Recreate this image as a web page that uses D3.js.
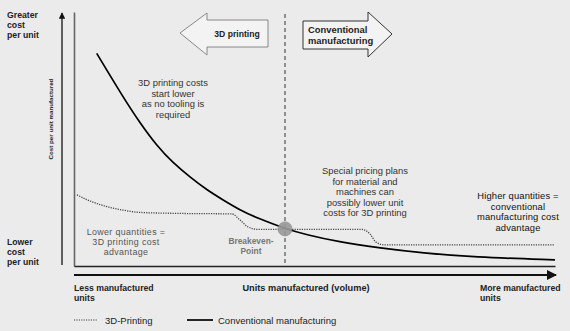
<!DOCTYPE html>
<html><head><meta charset="utf-8">
<script src="https://cdn.jsdelivr.net/npm/d3@7"></script>
<style>
html,body{margin:0;padding:0;background:#ebebeb;}
svg{display:block;}
text{font-family:"Liberation Sans",Arial,sans-serif;}
</style></head>
<body><div id="chart"></div>
<script>
// Units manufactured (0–100 relative volume) and cost per unit (0–100 relative)
const conventionalX = [4.72, 10.19, 13.72, 17.26, 20.58, 24.12, 27.65, 30.98, 34.51, 38.05, 43.45, 48.44, 55.3, 63.62, 72.56, 82.95, 100];
const conventionalY = [83.7, 66.5, 56.3, 47.2, 40.6, 35.0, 29.9, 26.0, 22.0, 18.9, 15.0, 12.2, 9.4, 7.1, 5.1, 3.5, 2.4];
const printingX = [0.62, 3.33, 6.44, 10.19, 13.72, 22.04, 32.85, 34.51, 36.17, 38.25, 43.87, 59.88, 61.54, 62.79, 64.66, 100];
const printingY = [28.0, 25.6, 23.6, 22.0, 21.1, 20.7, 20.5, 18.1, 15.4, 14.4, 14.4, 14.4, 12.6, 9.4, 8.3, 8.3];
const breakeven = {x: 43.87, y: 14.6};
const seriesNames = ["3D-Printing", "Conventional manufacturing"];

const W = 570, H = 331;
const svg = d3.select("#chart").append("svg").attr("width", W).attr("height", H);
svg.append("rect").attr("width", W).attr("height", H).attr("fill", "#ebebeb");

const x = d3.scaleLinear().domain([0, 100]).range([74, 555]);
const y = d3.scaleLinear().domain([0, 100]).range([266, 12]);

const defs = svg.append("defs");
defs.append("marker").attr("id", "arr").attr("viewBox", "0 0 10 10").attr("refX", 9).attr("refY", 5)
  .attr("markerWidth", 5).attr("markerHeight", 5).attr("orient", "auto")
  .append("path").attr("d", "M0,0L10,5L0,10Z").attr("fill", "#111");

// frame (axes without ticks)
svg.append("g").attr("transform", "translate(74,0)")
  .call(d3.axisLeft(y).tickValues([]).tickSizeOuter(0))
  .call(g => g.select(".domain").attr("stroke", "#666").attr("stroke-width", 1.6));
svg.append("g").attr("transform", "translate(0,266)")
  .call(d3.axisBottom(x).tickValues([]).tickSizeOuter(0))
  .call(g => g.select(".domain").attr("stroke", "#222").attr("stroke-width", 1.4));

// axis arrows
svg.append("line").attr("x1", 62).attr("x2", 62).attr("y1", 265).attr("y2", 13)
  .attr("stroke", "#111").attr("stroke-width", 1.3).attr("marker-end", "url(#arr)");
svg.append("line").attr("x1", 74).attr("x2", 556).attr("y1", 275).attr("y2", 275)
  .attr("stroke", "#111").attr("stroke-width", 2).attr("marker-end", "url(#arr)");

// breakeven dashed line
svg.append("line").attr("x1", x(breakeven.x)).attr("x2", x(breakeven.x)).attr("y1", 14).attr("y2", 266)
  .attr("stroke", "#333").attr("stroke-width", 1).attr("stroke-dasharray", "4,3");

// block arrows
const leftArrow = [[180,33],[207,13],[207,20],[268,20],[268,47],[207,47],[207,55]];
const rightArrow = [[303,21],[368,21],[368,12],[392,34],[368,57],[368,49],[303,49]];
svg.append("path").attr("d", d3.line()(leftArrow) + "Z").attr("fill", "#f3f3f3").attr("stroke", "#888").attr("stroke-width", 1);
svg.append("path").attr("d", d3.line()(rightArrow) + "Z").attr("fill", "#f3f3f3").attr("stroke", "#333").attr("stroke-width", 1);
svg.append("text").attr("x", 237).attr("y", 37).attr("text-anchor", "middle").attr("font-size", 8.6).attr("font-weight", "bold").attr("fill", "#222").text("3D printing");
svg.append("text").attr("x", 308).attr("y", 33).attr("font-size", 9.4).attr("font-weight", "bold").attr("fill", "#222").text("Conventional");
svg.append("text").attr("x", 308).attr("y", 44).attr("font-size", 9.4).attr("font-weight", "bold").attr("fill", "#222").text("manufacturing");

// curves
const conv = conventionalX.map((v, i) => [v, conventionalY[i]]);
const print = printingX.map((v, i) => [v, printingY[i]]);
const lineP = d3.line().x(d => x(d[0])).y(d => y(d[1])).curve(d3.curveMonotoneX);
const lineC = d3.line().x(d => x(d[0])).y(d => y(d[1])).curve(d3.curveBasis);
svg.append("path").attr("d", lineP(print)).attr("fill", "none").attr("stroke", "#444").attr("stroke-width", 1.3).attr("stroke-dasharray", "1.2,1.2");
svg.append("path").attr("d", lineC(conv)).attr("fill", "none").attr("stroke", "#000").attr("stroke-width", 1.7);

svg.append("circle").attr("cx", x(breakeven.x)).attr("cy", y(breakeven.y)).attr("r", 7)
  .attr("fill", "#999").attr("stroke", "#888").attr("stroke-width", 0.8).attr("opacity", 0.9);

// texts
function lines(arr, x0, y0, dy, opts) {
  arr.forEach((s, i) => svg.append("text").attr("x", x0).attr("y", y0 + i * dy)
    .attr("font-size", opts.size || 9.4).attr("fill", opts.fill || "#333")
    .attr("letter-spacing", opts.ls || 0)
    .attr("text-anchor", opts.anchor || "middle").attr("font-weight", opts.weight || "normal").text(s));
}
lines(["Greater", "cost", "per unit"], 7, 18, 10, {anchor: "start", weight: "bold", fill: "#222", size: 8.7});
lines(["Lower", "cost", "per unit"], 7, 245, 10, {anchor: "start", weight: "bold", fill: "#222", size: 8.7});
svg.append("text").attr("transform", "translate(53,119) rotate(-90)").attr("text-anchor", "middle")
  .attr("font-size", 6.2).attr("font-weight", "bold").attr("fill", "#222").text("Cost per unit manufactured");
lines(["3D printing costs", "start lower", "as no tooling is", "required"], 173, 86, 10.6, {});
lines(["Special pricing plans", "for material and", "machines can", "possibly lower unit", "costs for 3D printing"], 365, 174, 10.6, {});
lines(["Higher quantities =", "conventional", "manufacturing cost", "advantage"], 518, 199, 10.6, {fill: "#111", ls: 0.15});
lines(["Lower quantities =", "3D printing cost", "advantage"], 126, 235, 10, {fill: "#555", size: 8.9, ls: 0.35});
lines(["Breakeven-", "Point"], 251, 244, 10.3, {fill: "#777", weight: "bold", size: 8.4});
lines(["Less manufactured", "units"], 74, 291, 10, {anchor: "start", weight: "bold", fill: "#222", size: 8.7});
lines(["Units manufactured (volume)"], 306, 291, 10, {weight: "bold", fill: "#222", size: 9.2});
lines(["More manufactured", "units"], 480, 291, 10, {anchor: "start", weight: "bold", fill: "#222", size: 8.7});

// legend
svg.append("line").attr("x1", 74).attr("x2", 98).attr("y1", 320).attr("y2", 320).attr("stroke", "#444").attr("stroke-width", 1.2).attr("stroke-dasharray", "1.2,1.2");
svg.append("text").attr("x", 105).attr("y", 323.5).attr("font-size", 9.5).attr("fill", "#222").text(seriesNames[0]);
svg.append("line").attr("x1", 187).attr("x2", 213).attr("y1", 320).attr("y2", 320).attr("stroke", "#000").attr("stroke-width", 1.7);
svg.append("text").attr("x", 218).attr("y", 323.5).attr("font-size", 9.5).attr("fill", "#222").text(seriesNames[1]);
</script></body></html>
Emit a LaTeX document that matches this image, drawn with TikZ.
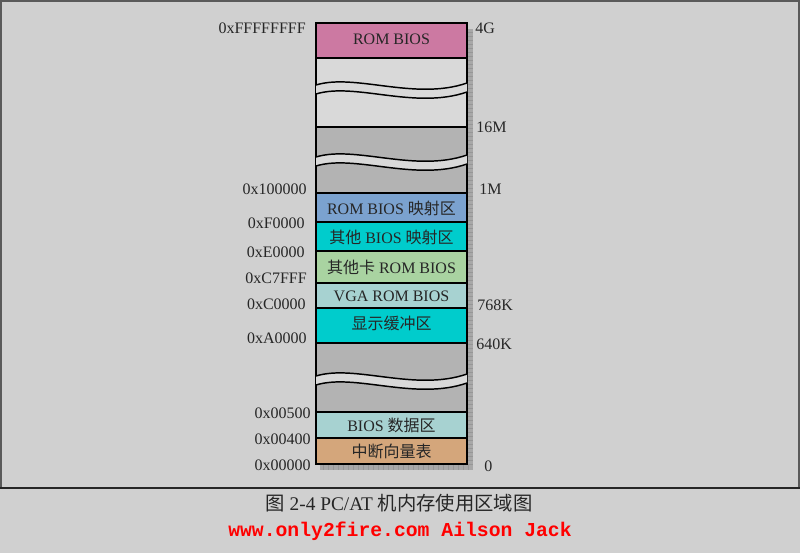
\documentclass[tikz,border=0pt]{standalone}
\usepackage{fontspec}
\setmainfont{Liberation Serif}
\newfontfamily\cjk{Noto Sans CJK SC}
\newfontfamily\webfont{Liberation Mono}

\definecolor{bggray}{HTML}{D0D0D0}
\definecolor{framegray}{HTML}{5A5A5A}
\definecolor{framedark}{HTML}{262626}
\definecolor{shadowgray}{HTML}{A8A8A8}
\definecolor{tickgray}{HTML}{979797}
\definecolor{rompink}{HTML}{CC79A2}
\definecolor{emptylight}{HTML}{D9D9D9}
\definecolor{emptygray}{HTML}{B3B3B3}
\definecolor{mapblue}{HTML}{7BA2CF}
\definecolor{bioscyan}{HTML}{00CCCC}
\definecolor{cardgreen}{HTML}{A9D3A1}
\definecolor{datateal}{HTML}{A7D2D1}
\definecolor{ivttan}{HTML}{D4A67B}
\definecolor{labeltext}{HTML}{262626}
\definecolor{webred}{HTML}{FF0000}

\begin{document}
\begin{tikzpicture}[x=0.75pt, y=-0.75pt,
        addrlabel/.style={anchor=east, inner sep=0pt, text=labeltext, font=\fontsize{12}{14}\selectfont},
        sizelabel/.style={anchor=west, inner sep=0pt, text=labeltext, font=\fontsize{12}{14}\selectfont},
        region/.style={draw=black, line width=1.1pt},
        regiontext/.style={inner sep=0pt, text=labeltext, font=\fontsize{12}{14}\selectfont}]

        \useasboundingbox (0,0) rectangle (800,553);
        \fill[bggray] (0,0) rectangle (800,553);

        \draw[framegray, line width=1.5pt] (0.8,488) -- (0.8,0.8) -- (799.2,0.8) -- (799.2,488);
        \draw[framedark, line width=1.6pt] (0,488) -- (800,488);

        % shadow
        \fill[shadowgray] (467,29) rectangle (473,470);
        \fill[shadowgray] (320,464) rectangle (473,470);
        \foreach \t in {32,36,...,466}
            \draw[tickgray, line width=0.4pt] (467,\t) -- (473,\t);
        \foreach \t in {323,328,...,470}
            \draw[tickgray, line width=0.4pt] (\t,464) -- (\t,470);

        % memory regions
        \draw[region, fill=rompink] (316,23) rectangle (467,58);
        \draw[region, fill=emptylight] (316,58) rectangle (467,127);
        \draw[region, fill=emptygray] (316,127) rectangle (467,193);
        \draw[region, fill=mapblue] (316,193) rectangle (467,222);
        \draw[region, fill=bioscyan] (316,222) rectangle (467,251);
        \draw[region, fill=cardgreen] (316,251) rectangle (467,283);
        \draw[region, fill=datateal] (316,283) rectangle (467,308);
        \draw[region, fill=bioscyan] (316,308) rectangle (467,343);
        \draw[region, fill=emptygray] (316,343) rectangle (467,412);
        \draw[region, fill=datateal] (316,412) rectangle (467,438);
        \draw[region, fill=ivttan] (316,438) rectangle (467,464);

        % breaks
        \foreach \w in {85,157,376} {
            \fill[emptylight] (316,\w) .. controls (355,{\w-12}) and (415,{\w+16}) .. (467,{\w-2})
                -- (467,{\w+7}) .. controls (415,{\w+25}) and (355,{\w-3}) .. (316,{\w+9}) -- cycle;
            \draw[line width=1.1pt] (316,\w) .. controls (355,{\w-12}) and (415,{\w+16}) .. (467,{\w-2});
            \draw[line width=1.1pt] (316,{\w+9}) .. controls (355,{\w-3}) and (415,{\w+25}) .. (467,{\w+7});
        }

        \node[regiontext] (rombios) at (391.5,39) {ROM BIOS};
        \node[regiontext] (biosmap) at (391.5,208) {ROM BIOS {\cjk 映射区}};
        \node[regiontext] (otherbios) at (391.5,237) {{\cjk 其他} BIOS {\cjk 映射区}};
        \node[regiontext] (othercard) at (391.5,267) {{\cjk 其他卡} ROM BIOS};
        \node[regiontext] (vgabios) at (391.5,296) {VGA ROM BIOS};
        \node[regiontext] (vidbuf) at (391.5,323) {\cjk 显示缓冲区};
        \node[regiontext] (biosdata) at (391.5,425) {BIOS {\cjk 数据区}};
        \node[regiontext] (ivt) at (391.5,451) {\cjk 中断向量表};

        % addresses
        \node[addrlabel] (a4g) at (306,28) {0xFFFFFFFF};
        \node[addrlabel] (a1m) at (307,189) {0x100000};
        \node[addrlabel] (af0) at (305,223) {0xF0000};
        \node[addrlabel] (ae0) at (305,252) {0xE0000};
        \node[addrlabel] (ac7) at (307,278) {0xC7FFF};
        \node[addrlabel] (ac0) at (306,304) {0xC0000};
        \node[addrlabel] (aa0) at (307,338) {0xA0000};
        \node[addrlabel] (a500) at (311,413) {0x00500};
        \node[addrlabel] (a400) at (311,439) {0x00400};
        \node[addrlabel] (a000) at (311,465) {0x00000};

        % sizes
        \node[sizelabel] (s4g) at (475,28) {4G};
        \node[sizelabel] (s16m) at (476,127) {16M};
        \node[sizelabel] (s1m) at (479,189) {1M};
        \node[sizelabel] (s768k) at (477,305) {768K};
        \node[sizelabel] (s640k) at (476,344) {640K};
        \node[sizelabel] (s0) at (484,466) {0};

        \node[inner sep=0pt, text=labeltext, font=\fontsize{14.5}{17}\selectfont] (caption) at (399,503)
            {{\cjk 图} 2-4 PC/AT {\cjk 机内存使用区域图}};
        \node[inner sep=0pt, text=webred, font=\webfont\bfseries\fontsize{14.8}{17}\selectfont] (website) at (400,531)
            {www.only2fire.com Ailson Jack};

    \end{tikzpicture}
\end{document}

-- -- --

[Exercise details]:
Your answer should be a single number: how many lines of the material contain the word "this".

[Task output]:
2